- _What you will do_
What do the lines from the top of the data through the line with "(0,0) rectangle (957,1019);" say? Quote them exactly and include both ends.
begin Data extract
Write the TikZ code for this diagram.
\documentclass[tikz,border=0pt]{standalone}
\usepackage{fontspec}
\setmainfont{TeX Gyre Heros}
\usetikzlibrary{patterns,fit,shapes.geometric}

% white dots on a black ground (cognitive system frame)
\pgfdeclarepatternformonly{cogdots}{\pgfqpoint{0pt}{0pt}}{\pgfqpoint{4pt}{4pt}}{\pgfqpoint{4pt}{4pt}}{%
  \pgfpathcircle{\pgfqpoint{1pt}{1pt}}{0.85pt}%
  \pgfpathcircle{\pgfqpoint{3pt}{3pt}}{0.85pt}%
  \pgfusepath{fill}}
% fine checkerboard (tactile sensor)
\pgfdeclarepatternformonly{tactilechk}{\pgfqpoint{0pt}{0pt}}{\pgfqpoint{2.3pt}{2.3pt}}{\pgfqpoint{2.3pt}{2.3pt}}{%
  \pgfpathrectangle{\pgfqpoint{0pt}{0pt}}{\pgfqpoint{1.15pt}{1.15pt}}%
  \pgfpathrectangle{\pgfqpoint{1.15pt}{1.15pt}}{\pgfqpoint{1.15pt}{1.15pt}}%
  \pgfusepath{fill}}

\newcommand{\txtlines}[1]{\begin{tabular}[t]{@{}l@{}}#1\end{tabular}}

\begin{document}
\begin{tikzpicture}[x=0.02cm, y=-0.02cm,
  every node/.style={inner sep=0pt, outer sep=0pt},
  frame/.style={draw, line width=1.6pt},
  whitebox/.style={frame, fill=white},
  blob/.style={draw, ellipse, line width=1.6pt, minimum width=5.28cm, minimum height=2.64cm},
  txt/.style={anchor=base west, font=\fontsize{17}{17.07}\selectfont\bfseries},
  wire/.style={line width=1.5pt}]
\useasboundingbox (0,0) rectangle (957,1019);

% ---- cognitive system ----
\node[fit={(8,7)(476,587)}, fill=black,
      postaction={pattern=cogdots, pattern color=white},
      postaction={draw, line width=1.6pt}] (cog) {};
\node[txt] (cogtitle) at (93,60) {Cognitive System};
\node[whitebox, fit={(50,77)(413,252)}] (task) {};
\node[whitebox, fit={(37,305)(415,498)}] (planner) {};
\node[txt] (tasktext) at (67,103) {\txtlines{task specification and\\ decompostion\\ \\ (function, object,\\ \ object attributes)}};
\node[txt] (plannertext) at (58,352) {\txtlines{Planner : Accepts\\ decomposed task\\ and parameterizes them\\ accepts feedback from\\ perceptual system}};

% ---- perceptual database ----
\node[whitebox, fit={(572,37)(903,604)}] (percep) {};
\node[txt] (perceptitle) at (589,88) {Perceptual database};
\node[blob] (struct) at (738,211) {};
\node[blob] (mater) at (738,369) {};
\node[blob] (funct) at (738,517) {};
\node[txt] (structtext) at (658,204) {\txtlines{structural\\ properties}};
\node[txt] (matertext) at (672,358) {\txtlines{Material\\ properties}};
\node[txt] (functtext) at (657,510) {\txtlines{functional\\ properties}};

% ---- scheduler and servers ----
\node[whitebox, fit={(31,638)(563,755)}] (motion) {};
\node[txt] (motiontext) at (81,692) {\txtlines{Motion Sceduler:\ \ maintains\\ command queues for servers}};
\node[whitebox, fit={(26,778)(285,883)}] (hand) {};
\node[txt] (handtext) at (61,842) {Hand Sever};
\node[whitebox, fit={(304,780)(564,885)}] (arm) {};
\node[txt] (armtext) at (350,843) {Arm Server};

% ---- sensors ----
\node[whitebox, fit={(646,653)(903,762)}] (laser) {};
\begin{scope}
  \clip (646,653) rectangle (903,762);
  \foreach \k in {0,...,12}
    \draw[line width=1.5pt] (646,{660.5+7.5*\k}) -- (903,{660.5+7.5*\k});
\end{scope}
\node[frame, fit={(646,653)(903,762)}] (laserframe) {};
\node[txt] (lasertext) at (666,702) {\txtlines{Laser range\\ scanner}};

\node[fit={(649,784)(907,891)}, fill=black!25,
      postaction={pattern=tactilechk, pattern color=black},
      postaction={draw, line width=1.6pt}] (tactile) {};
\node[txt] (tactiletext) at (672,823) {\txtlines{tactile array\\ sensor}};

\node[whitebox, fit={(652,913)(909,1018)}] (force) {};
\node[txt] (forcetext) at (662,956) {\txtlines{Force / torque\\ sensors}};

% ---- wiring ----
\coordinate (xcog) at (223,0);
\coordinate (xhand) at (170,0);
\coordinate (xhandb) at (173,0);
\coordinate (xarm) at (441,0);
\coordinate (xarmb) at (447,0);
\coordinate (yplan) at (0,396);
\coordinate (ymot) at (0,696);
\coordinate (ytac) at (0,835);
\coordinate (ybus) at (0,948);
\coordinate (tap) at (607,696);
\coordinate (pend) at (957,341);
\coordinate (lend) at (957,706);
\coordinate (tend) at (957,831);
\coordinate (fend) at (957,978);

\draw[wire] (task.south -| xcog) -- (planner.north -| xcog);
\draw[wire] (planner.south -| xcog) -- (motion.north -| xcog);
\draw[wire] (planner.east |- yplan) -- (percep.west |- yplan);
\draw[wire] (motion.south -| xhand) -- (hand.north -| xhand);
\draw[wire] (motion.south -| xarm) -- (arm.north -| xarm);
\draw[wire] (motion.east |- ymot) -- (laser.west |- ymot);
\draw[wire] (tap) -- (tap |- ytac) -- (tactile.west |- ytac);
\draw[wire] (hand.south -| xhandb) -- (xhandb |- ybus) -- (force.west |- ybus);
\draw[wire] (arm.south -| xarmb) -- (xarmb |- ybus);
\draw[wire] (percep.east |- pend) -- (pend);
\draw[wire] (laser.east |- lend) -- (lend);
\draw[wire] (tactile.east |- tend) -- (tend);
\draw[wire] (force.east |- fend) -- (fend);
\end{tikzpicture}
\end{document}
end Data extract
- _Response_
Write the TikZ code for this diagram.
\documentclass[tikz,border=0pt]{standalone}
\usepackage{fontspec}
\setmainfont{TeX Gyre Heros}
\usetikzlibrary{patterns,fit,shapes.geometric}

% white dots on a black ground (cognitive system frame)
\pgfdeclarepatternformonly{cogdots}{\pgfqpoint{0pt}{0pt}}{\pgfqpoint{4pt}{4pt}}{\pgfqpoint{4pt}{4pt}}{%
  \pgfpathcircle{\pgfqpoint{1pt}{1pt}}{0.85pt}%
  \pgfpathcircle{\pgfqpoint{3pt}{3pt}}{0.85pt}%
  \pgfusepath{fill}}
% fine checkerboard (tactile sensor)
\pgfdeclarepatternformonly{tactilechk}{\pgfqpoint{0pt}{0pt}}{\pgfqpoint{2.3pt}{2.3pt}}{\pgfqpoint{2.3pt}{2.3pt}}{%
  \pgfpathrectangle{\pgfqpoint{0pt}{0pt}}{\pgfqpoint{1.15pt}{1.15pt}}%
  \pgfpathrectangle{\pgfqpoint{1.15pt}{1.15pt}}{\pgfqpoint{1.15pt}{1.15pt}}%
  \pgfusepath{fill}}

\newcommand{\txtlines}[1]{\begin{tabular}[t]{@{}l@{}}#1\end{tabular}}

\begin{document}
\begin{tikzpicture}[x=0.02cm, y=-0.02cm,
  every node/.style={inner sep=0pt, outer sep=0pt},
  frame/.style={draw, line width=1.6pt},
  whitebox/.style={frame, fill=white},
  blob/.style={draw, ellipse, line width=1.6pt, minimum width=5.28cm, minimum height=2.64cm},
  txt/.style={anchor=base west, font=\fontsize{17}{17.07}\selectfont\bfseries},
  wire/.style={line width=1.5pt}]
\useasboundingbox (0,0) rectangle (957,1019);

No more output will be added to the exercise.